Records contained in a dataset
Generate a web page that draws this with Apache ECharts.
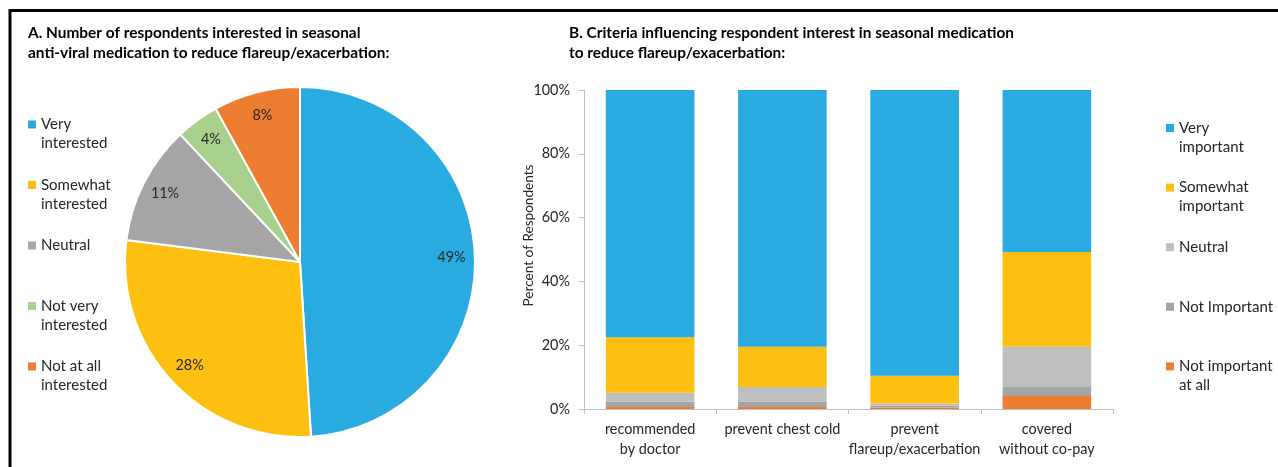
<!DOCTYPE html>
<html>
<head>
<meta charset="utf-8">
<script src="https://cdn.jsdelivr.net/npm/echarts@6/dist/echarts.min.js"></script>
<style>
  html, body { margin: 0; padding: 0; background: #fff; }
  #main { width: 1278px; height: 467px; }
</style>
</head>
<body>
<div id="main"></div>
<script>
// pie A: interest in seasonal anti-viral medication
const pieNames = ['Very interested', 'Somewhat interested', 'Neutral', 'Not very interested', 'Not at all interested'];
const pieLegendText = ['Very\ninterested', 'Somewhat\ninterested', 'Neutral', 'Not very\ninterested', 'Not at all\ninterested'];
const pieValues = [49, 28, 11, 4, 8];
const pieColors = ['#29abe2', '#fdc010', '#a5a5a5', '#a9d18e', '#ed7d31'];

// bars B: criteria, percent of respondents
const criteria = ['recommended\nby doctor', 'prevent chest cold', 'prevent\nflareup/exacerbation', 'covered\nwithout co-pay'];
const veryImportant = [77.5, 80.5, 89.6, 50.8];
const somewhatImportant = [17.4, 12.6, 8.7, 29.7];
const neutralImportant = [2.8, 4.6, 0.6, 12.6];
const notImportant = [1.7, 1.7, 0.6, 2.8];
const notAtAll = [0.6, 0.6, 0.5, 4.1];
const yTicks = [0, 20, 40, 60, 80, 100];

const barSeriesDefs = [
    {name: 'Not important at all', text: 'Not important\nat all', data: notAtAll, color: '#ed7d31'},
    {name: 'Not Important', text: 'Not Important', data: notImportant, color: '#a5a5a5'},
    {name: 'Neutral ', text: 'Neutral', data: neutralImportant, color: '#bfbfbf'},
    {name: 'Somewhat important', text: 'Somewhat\nimportant', data: somewhatImportant, color: '#fdc010'},
    {name: 'Very important', text: 'Very\nimportant', data: veryImportant, color: '#29abe2'}
];

const font = 'Lato, "Open Sans", sans-serif';
const textColor = '#262626';

// every legend entry is 3 lines tall, the first text line sits level with the swatch
function legendText(text) {
    return text.indexOf('\n') >= 0 ? '\n' + text : '\n' + text + '\n';
}

const pieLabels = {};
pieNames.forEach((n, i) => pieLabels[n] = legendText(pieLegendText[i]));
const barLabels = {};
barSeriesDefs.forEach(d => barLabels[d.name] = legendText(d.text));

const legendBase = {
    orient: 'vertical',
    padding: 0,
    itemWidth: 8,
    itemHeight: 8,
    icon: 'rect',
    itemStyle: {borderWidth: 0},
    textStyle: {fontFamily: font, fontSize: 15, color: textColor, lineHeight: 19}
};

const chart = echarts.init(document.getElementById('main'));
const option = {
    animation: false,
    textStyle: {fontFamily: font},
    title: [
        {
            text: 'A. Number of respondents interested in seasonal\nanti-viral medication to reduce flareup/exacerbation:',
            left: 28,
            top: 23,
            padding: 0,
            textStyle: {fontFamily: font, fontSize: 15.4, fontWeight: 'bold', color: '#000', lineHeight: 20}
        },
        {
            text: 'B. Criteria influencing respondent interest in seasonal medication\nto reduce flareup/exacerbation:',
            left: 569,
            top: 23,
            padding: 0,
            textStyle: {fontFamily: font, fontSize: 15.4, fontWeight: 'bold', color: '#000', lineHeight: 20}
        }
    ],
    legend: [
        Object.assign({}, legendBase, {
            left: 28,
            top: 124.5 - 28.5,
            itemGap: 3.5,
            formatter: n => pieLabels[n],
            data: pieNames.map((n, i) => ({name: n, itemStyle: {color: pieColors[i]}}))
        }),
        Object.assign({}, legendBase, {
            left: 1166,
            top: 128 - 28.5,
            itemGap: 2.6,
            formatter: n => barLabels[n],
            data: barSeriesDefs.slice().reverse().map(d => ({name: d.name, itemStyle: {color: d.color}}))
        })
    ],
    grid: {left: 584, right: 165, top: 90, bottom: 58},
    xAxis: {
        type: 'category',
        data: criteria,
        axisLine: {lineStyle: {color: '#bfbfbf'}},
        axisTick: {show: true, length: 5, lineStyle: {color: '#bfbfbf'}},
        axisLabel: {fontFamily: font, fontSize: 14.4, color: textColor, lineHeight: 19.5, margin: 11, interval: 0}
    },
    yAxis: {
        type: 'value',
        min: 0,
        max: 100,
        interval: 20,
        name: 'Percent of Respondents',
        nameLocation: 'middle',
        nameGap: 48,
        nameRotate: 90,
        nameMoveOverlap: false,
        nameTextStyle: {fontFamily: font, fontSize: 13.6, color: textColor, padding: [0, 0, 0, 28]},
        axisLine: {show: true, lineStyle: {color: '#bfbfbf'}},
        axisTick: {show: true, length: 5, lineStyle: {color: '#bfbfbf'}},
        splitLine: {show: false},
        axisLabel: {
            fontFamily: font, fontSize: 14.4, color: textColor, margin: 14,
            formatter: v => yTicks.indexOf(v) >= 0 ? v + '%' : ''
        }
    },
    series: [
        {
            name: 'pie',
            type: 'pie',
            center: [300, 262],
            radius: [0, 175],
            startAngle: 90,
            clockwise: true,
            label: {show: false},
            labelLine: {show: false},
            emphasis: {disabled: true},
            itemStyle: {borderColor: '#fff', borderWidth: 2},
            data: pieNames.map((n, i) => ({name: n, value: pieValues[i], itemStyle: {color: pieColors[i]}}))
        },
        {
            // label ring: puts the percent labels out near the rim
            name: 'pieLabels',
            type: 'pie',
            center: [300, 262],
            radius: [122, 175],
            startAngle: 90,
            clockwise: true,
            silent: true,
            legendHoverLink: false,
            emphasis: {disabled: true},
            itemStyle: {color: 'rgba(0,0,0,0)'},
            labelLine: {show: false},
            label: {
                show: true,
                position: 'inside',
                formatter: '{c}%',
                fontFamily: font,
                fontSize: 14.4,
                color: textColor
            },
            data: pieNames.map((n, i) => ({name: n, value: pieValues[i]}))
        }
    ].concat(barSeriesDefs.map(d => ({
        name: d.name,
        type: 'bar',
        stack: 'total',
        barCategoryGap: '33%',
        itemStyle: {color: d.color},
        emphasis: {disabled: true},
        data: d.data
    }))),
    graphic: [
        {
            type: 'polyline',
            silent: true,
            shape: {points: [[10, 467], [10, 10.5], [1278, 10.5]]},
            style: {stroke: '#000', lineWidth: 3, fill: null}
        }
    ]
};
option && chart.setOption(option);
</script>
</body>
</html>
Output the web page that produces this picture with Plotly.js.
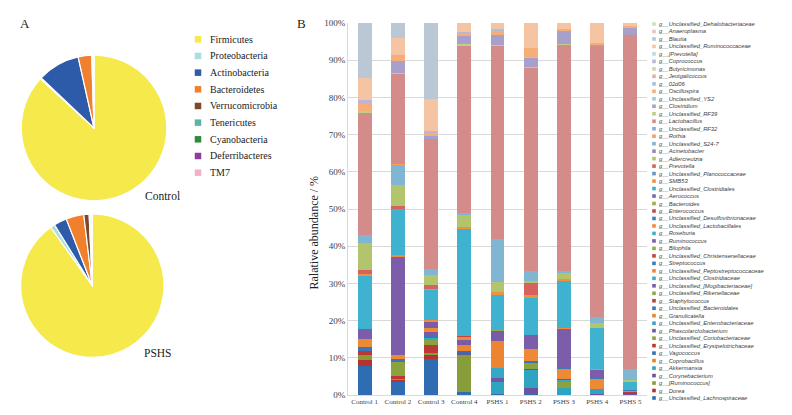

→ **Problem description**
Using the records above, output their complete text exactly, minus any images.

→ **Answer in full**
Generate a web page that draws this with Apache ECharts.
<!DOCTYPE html>
<html>
<head>
<meta charset="utf-8">
<script src="https://cdn.jsdelivr.net/npm/echarts@6/dist/echarts.min.js"></script>
<style>
  html, body { margin: 0; padding: 0; background: #fff; }
  #main { width: 1278px; height: 467px; }
</style>
</head>
<body>
<div id="main"></div>
<script>
// pie A: interest in seasonal anti-viral medication
const pieNames = ['Very interested', 'Somewhat interested', 'Neutral', 'Not very interested', 'Not at all interested'];
const pieLegendText = ['Very\ninterested', 'Somewhat\ninterested', 'Neutral', 'Not very\ninterested', 'Not at all\ninterested'];
const pieValues = [49, 28, 11, 4, 8];
const pieColors = ['#29abe2', '#fdc010', '#a5a5a5', '#a9d18e', '#ed7d31'];

// bars B: criteria, percent of respondents
const criteria = ['recommended\nby doctor', 'prevent chest cold', 'prevent\nflareup/exacerbation', 'covered\nwithout co-pay'];
const veryImportant = [77.5, 80.5, 89.6, 50.8];
const somewhatImportant = [17.4, 12.6, 8.7, 29.7];
const neutralImportant = [2.8, 4.6, 0.6, 12.6];
const notImportant = [1.7, 1.7, 0.6, 2.8];
const notAtAll = [0.6, 0.6, 0.5, 4.1];
const yTicks = [0, 20, 40, 60, 80, 100];

const barSeriesDefs = [
    {name: 'Not important at all', text: 'Not important\nat all', data: notAtAll, color: '#ed7d31'},
    {name: 'Not Important', text: 'Not Important', data: notImportant, color: '#a5a5a5'},
    {name: 'Neutral ', text: 'Neutral', data: neutralImportant, color: '#bfbfbf'},
    {name: 'Somewhat important', text: 'Somewhat\nimportant', data: somewhatImportant, color: '#fdc010'},
    {name: 'Very important', text: 'Very\nimportant', data: veryImportant, color: '#29abe2'}
];

const font = 'Lato, "Open Sans", sans-serif';
const textColor = '#262626';

// every legend entry is 3 lines tall, the first text line sits level with the swatch
function legendText(text) {
    return text.indexOf('\n') >= 0 ? '\n' + text : '\n' + text + '\n';
}

const pieLabels = {};
pieNames.forEach((n, i) => pieLabels[n] = legendText(pieLegendText[i]));
const barLabels = {};
barSeriesDefs.forEach(d => barLabels[d.name] = legendText(d.text));

const legendBase = {
    orient: 'vertical',
    padding: 0,
    itemWidth: 8,
    itemHeight: 8,
    icon: 'rect',
    itemStyle: {borderWidth: 0},
    textStyle: {fontFamily: font, fontSize: 15, color: textColor, lineHeight: 19}
};

const chart = echarts.init(document.getElementById('main'));
const option = {
    animation: false,
    textStyle: {fontFamily: font},
    title: [
        {
            text: 'A. Number of respondents interested in seasonal\nanti-viral medication to reduce flareup/exacerbation:',
            left: 28,
            top: 23,
            padding: 0,
            textStyle: {fontFamily: font, fontSize: 15.4, fontWeight: 'bold', color: '#000', lineHeight: 20}
        },
        {
            text: 'B. Criteria influencing respondent interest in seasonal medication\nto reduce flareup/exacerbation:',
            left: 569,
            top: 23,
            padding: 0,
            textStyle: {fontFamily: font, fontSize: 15.4, fontWeight: 'bold', color: '#000', lineHeight: 20}
        }
    ],
    legend: [
        Object.assign({}, legendBase, {
            left: 28,
            top: 124.5 - 28.5,
            itemGap: 3.5,
            formatter: n => pieLabels[n],
            data: pieNames.map((n, i) => ({name: n, itemStyle: {color: pieColors[i]}}))
        }),
        Object.assign({}, legendBase, {
            left: 1166,
            top: 128 - 28.5,
            itemGap: 2.6,
            formatter: n => barLabels[n],
            data: barSeriesDefs.slice().reverse().map(d => ({name: d.name, itemStyle: {color: d.color}}))
        })
    ],
    grid: {left: 584, right: 165, top: 90, bottom: 58},
    xAxis: {
        type: 'category',
        data: criteria,
        axisLine: {lineStyle: {color: '#bfbfbf'}},
        axisTick: {show: true, length: 5, lineStyle: {color: '#bfbfbf'}},
        axisLabel: {fontFamily: font, fontSize: 14.4, color: textColor, lineHeight: 19.5, margin: 11, interval: 0}
    },
    yAxis: {
        type: 'value',
        min: 0,
        max: 100,
        interval: 20,
        name: 'Percent of Respondents',
        nameLocation: 'middle',
        nameGap: 48,
        nameRotate: 90,
        nameMoveOverlap: false,
        nameTextStyle: {fontFamily: font, fontSize: 13.6, color: textColor, padding: [0, 0, 0, 28]},
        axisLine: {show: true, lineStyle: {color: '#bfbfbf'}},
        axisTick: {show: true, length: 5, lineStyle: {color: '#bfbfbf'}},
        splitLine: {show: false},
        axisLabel: {
            fontFamily: font, fontSize: 14.4, color: textColor, margin: 14,
            formatter: v => yTicks.indexOf(v) >= 0 ? v + '%' : ''
        }
    },
    series: [
        {
            name: 'pie',
            type: 'pie',
            center: [300, 262],
            radius: [0, 175],
            startAngle: 90,
            clockwise: true,
            label: {show: false},
            labelLine: {show: false},
            emphasis: {disabled: true},
            itemStyle: {borderColor: '#fff', borderWidth: 2},
            data: pieNames.map((n, i) => ({name: n, value: pieValues[i], itemStyle: {color: pieColors[i]}}))
        },
        {
            // label ring: puts the percent labels out near the rim
            name: 'pieLabels',
            type: 'pie',
            center: [300, 262],
            radius: [122, 175],
            startAngle: 90,
            clockwise: true,
            silent: true,
            legendHoverLink: false,
            emphasis: {disabled: true},
            itemStyle: {color: 'rgba(0,0,0,0)'},
            labelLine: {show: false},
            label: {
                show: true,
                position: 'inside',
                formatter: '{c}%',
                fontFamily: font,
                fontSize: 14.4,
                color: textColor
            },
            data: pieNames.map((n, i) => ({name: n, value: pieValues[i]}))
        }
    ].concat(barSeriesDefs.map(d => ({
        name: d.name,
        type: 'bar',
        stack: 'total',
        barCategoryGap: '33%',
        itemStyle: {color: d.color},
        emphasis: {disabled: true},
        data: d.data
    }))),
    graphic: [
        {
            type: 'polyline',
            silent: true,
            shape: {points: [[10, 467], [10, 10.5], [1278, 10.5]]},
            style: {stroke: '#000', lineWidth: 3, fill: null}
        }
    ]
};
option && chart.setOption(option);
</script>
</body>
</html>
Output the web page that produces this picture with Plotly.js.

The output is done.